## Begin Supplied information

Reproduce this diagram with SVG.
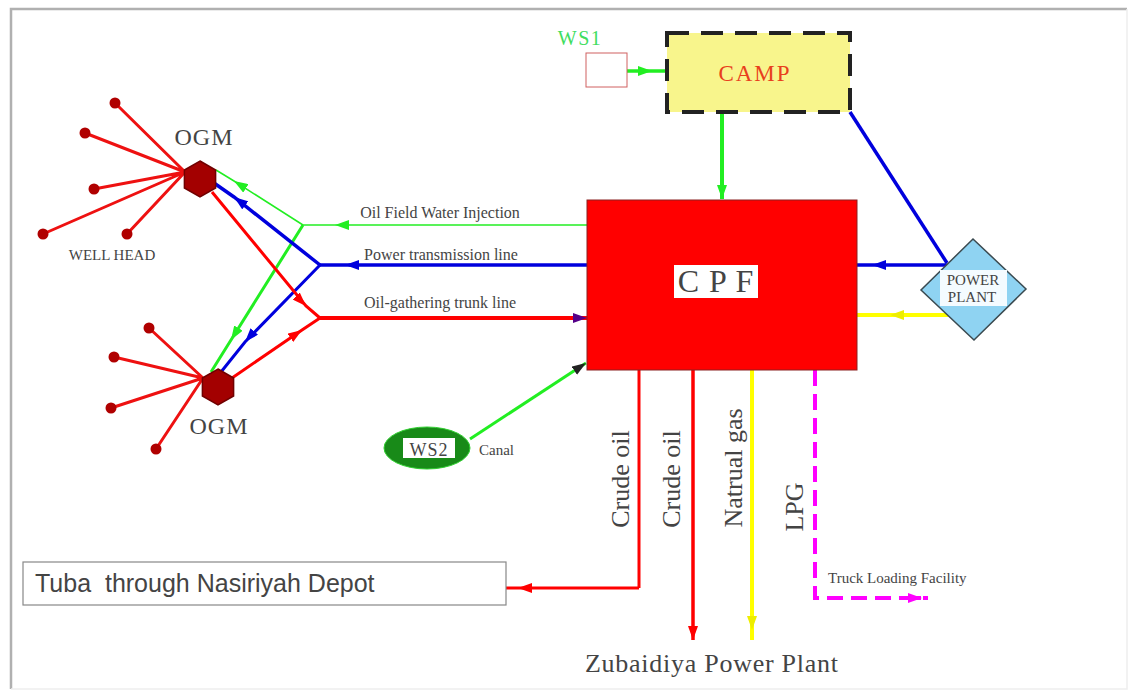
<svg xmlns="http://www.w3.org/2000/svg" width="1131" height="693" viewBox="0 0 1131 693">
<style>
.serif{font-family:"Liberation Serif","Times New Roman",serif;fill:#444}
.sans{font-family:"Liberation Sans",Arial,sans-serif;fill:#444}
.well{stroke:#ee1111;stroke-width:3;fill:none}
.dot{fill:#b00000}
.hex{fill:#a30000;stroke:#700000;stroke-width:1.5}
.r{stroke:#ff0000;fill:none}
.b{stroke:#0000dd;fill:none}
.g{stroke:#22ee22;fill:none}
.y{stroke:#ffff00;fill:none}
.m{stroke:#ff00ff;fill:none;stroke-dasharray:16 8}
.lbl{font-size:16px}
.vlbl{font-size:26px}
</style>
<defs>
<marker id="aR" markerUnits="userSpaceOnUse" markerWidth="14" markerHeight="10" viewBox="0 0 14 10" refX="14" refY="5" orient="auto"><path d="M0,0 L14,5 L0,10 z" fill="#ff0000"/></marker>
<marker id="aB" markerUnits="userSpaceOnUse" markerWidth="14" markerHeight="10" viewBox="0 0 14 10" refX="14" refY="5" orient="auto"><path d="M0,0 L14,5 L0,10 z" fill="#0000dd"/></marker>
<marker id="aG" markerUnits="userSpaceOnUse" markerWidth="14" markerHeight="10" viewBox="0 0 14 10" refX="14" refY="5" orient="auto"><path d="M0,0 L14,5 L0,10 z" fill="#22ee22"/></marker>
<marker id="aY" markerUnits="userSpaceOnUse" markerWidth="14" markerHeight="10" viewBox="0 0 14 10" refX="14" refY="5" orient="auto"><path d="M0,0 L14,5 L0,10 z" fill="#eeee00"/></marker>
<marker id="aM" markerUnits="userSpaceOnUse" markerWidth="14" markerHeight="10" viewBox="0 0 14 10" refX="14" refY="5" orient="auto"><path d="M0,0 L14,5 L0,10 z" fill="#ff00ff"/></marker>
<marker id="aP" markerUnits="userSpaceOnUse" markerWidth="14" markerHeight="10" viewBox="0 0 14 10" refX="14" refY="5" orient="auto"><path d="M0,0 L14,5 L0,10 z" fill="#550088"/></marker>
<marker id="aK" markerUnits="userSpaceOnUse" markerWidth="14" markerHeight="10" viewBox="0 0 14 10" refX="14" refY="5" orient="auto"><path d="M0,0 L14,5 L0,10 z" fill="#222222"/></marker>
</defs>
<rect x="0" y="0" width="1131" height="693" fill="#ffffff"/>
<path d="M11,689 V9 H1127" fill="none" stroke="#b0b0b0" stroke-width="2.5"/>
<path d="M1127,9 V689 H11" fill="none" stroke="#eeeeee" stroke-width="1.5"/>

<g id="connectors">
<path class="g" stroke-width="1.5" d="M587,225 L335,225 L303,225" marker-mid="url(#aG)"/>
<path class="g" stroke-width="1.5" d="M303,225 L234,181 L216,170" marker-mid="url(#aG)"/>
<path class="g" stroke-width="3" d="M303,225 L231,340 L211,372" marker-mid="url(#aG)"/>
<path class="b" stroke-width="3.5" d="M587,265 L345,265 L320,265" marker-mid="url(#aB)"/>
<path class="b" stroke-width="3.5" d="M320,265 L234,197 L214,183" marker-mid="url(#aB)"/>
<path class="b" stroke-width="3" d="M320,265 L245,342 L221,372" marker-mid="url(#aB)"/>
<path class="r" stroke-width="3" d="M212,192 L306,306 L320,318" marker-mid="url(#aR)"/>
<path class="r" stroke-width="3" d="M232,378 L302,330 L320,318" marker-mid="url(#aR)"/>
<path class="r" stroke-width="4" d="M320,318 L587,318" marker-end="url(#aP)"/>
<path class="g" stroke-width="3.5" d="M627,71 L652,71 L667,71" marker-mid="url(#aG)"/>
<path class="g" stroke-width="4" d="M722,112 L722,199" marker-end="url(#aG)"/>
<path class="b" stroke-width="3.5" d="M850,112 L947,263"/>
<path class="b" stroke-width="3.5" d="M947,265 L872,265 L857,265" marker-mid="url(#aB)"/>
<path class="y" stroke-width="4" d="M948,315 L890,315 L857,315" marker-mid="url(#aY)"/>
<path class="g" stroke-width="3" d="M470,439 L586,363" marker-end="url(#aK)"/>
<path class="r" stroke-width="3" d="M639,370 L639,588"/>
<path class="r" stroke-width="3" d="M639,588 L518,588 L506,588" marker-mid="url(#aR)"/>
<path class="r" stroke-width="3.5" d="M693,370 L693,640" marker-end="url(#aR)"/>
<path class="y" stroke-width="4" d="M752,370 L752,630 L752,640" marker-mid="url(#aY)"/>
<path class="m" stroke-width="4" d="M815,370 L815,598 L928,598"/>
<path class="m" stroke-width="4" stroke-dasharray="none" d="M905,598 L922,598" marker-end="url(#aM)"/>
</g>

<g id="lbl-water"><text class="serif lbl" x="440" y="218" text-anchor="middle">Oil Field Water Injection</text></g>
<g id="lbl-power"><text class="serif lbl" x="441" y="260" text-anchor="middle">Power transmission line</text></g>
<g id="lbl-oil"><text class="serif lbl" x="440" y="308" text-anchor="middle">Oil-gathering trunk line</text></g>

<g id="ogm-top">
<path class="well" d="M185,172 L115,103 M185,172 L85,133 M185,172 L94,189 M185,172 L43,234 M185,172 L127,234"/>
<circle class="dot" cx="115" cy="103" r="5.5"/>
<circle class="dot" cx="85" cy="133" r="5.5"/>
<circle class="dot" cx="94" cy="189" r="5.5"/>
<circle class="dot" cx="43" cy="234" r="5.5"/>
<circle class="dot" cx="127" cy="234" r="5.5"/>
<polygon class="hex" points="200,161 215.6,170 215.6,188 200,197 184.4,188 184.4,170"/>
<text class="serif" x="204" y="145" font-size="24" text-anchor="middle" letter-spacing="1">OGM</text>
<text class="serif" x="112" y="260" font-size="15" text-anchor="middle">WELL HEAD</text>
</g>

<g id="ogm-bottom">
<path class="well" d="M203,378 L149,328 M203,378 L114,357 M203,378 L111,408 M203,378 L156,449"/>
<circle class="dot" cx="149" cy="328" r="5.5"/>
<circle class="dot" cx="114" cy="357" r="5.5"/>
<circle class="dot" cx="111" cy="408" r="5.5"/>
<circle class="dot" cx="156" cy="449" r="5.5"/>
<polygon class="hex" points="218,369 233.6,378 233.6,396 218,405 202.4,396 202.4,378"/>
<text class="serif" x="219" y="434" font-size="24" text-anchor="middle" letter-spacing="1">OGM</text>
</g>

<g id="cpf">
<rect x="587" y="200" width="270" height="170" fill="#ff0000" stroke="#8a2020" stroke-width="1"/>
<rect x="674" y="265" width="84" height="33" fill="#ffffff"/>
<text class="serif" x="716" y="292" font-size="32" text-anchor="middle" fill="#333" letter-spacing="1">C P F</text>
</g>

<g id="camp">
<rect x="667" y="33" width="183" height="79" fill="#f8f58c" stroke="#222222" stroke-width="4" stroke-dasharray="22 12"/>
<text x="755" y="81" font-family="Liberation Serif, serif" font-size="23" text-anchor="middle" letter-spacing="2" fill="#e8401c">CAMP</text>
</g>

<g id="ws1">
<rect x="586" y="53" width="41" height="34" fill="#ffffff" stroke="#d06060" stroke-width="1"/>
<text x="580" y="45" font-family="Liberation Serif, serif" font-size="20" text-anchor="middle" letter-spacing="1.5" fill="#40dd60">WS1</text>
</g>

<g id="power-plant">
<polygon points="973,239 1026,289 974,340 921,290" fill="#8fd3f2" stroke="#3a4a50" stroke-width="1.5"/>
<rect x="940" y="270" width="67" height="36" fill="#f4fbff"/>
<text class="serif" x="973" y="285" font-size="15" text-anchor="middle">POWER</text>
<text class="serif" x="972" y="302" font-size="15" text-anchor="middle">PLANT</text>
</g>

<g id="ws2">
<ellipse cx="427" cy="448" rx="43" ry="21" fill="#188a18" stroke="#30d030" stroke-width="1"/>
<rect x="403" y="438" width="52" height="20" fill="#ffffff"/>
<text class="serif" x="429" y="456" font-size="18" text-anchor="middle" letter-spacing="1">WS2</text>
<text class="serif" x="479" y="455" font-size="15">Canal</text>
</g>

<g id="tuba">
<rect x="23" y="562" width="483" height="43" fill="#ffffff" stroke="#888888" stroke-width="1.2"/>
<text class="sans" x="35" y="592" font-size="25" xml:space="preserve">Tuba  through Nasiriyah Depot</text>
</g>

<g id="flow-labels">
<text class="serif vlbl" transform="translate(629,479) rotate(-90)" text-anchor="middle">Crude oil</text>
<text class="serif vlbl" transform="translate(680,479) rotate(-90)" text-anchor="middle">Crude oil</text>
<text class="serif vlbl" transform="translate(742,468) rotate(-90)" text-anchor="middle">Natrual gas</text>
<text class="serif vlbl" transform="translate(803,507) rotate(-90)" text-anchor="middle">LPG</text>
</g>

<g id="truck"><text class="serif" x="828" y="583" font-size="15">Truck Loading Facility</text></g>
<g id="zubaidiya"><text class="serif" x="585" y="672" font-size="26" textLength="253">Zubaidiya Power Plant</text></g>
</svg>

## End Supplied information
## Begin Supplied information

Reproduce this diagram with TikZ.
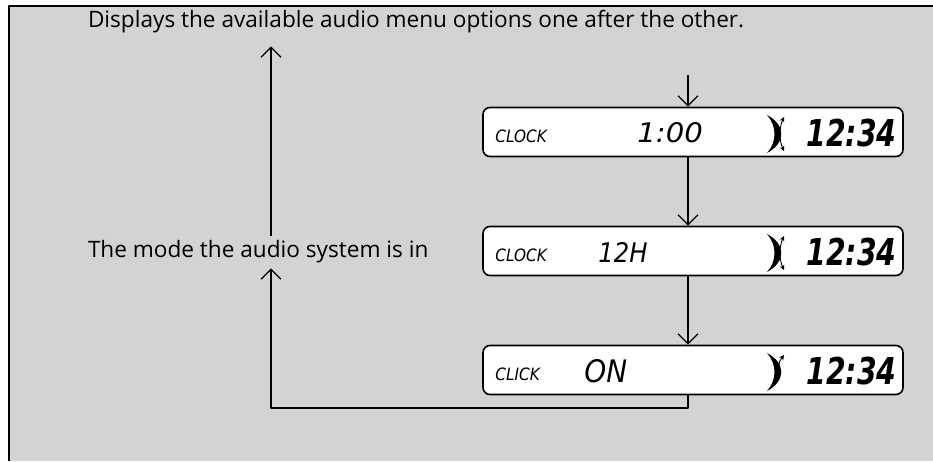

## End Supplied information

◆ **Task statement**: Only lines holding the string "Reproduce" are wanted; gather each one from the entries above.

◆ **Exercise result**:
Reproduce this diagram with SVG.
Reproduce this diagram with TikZ.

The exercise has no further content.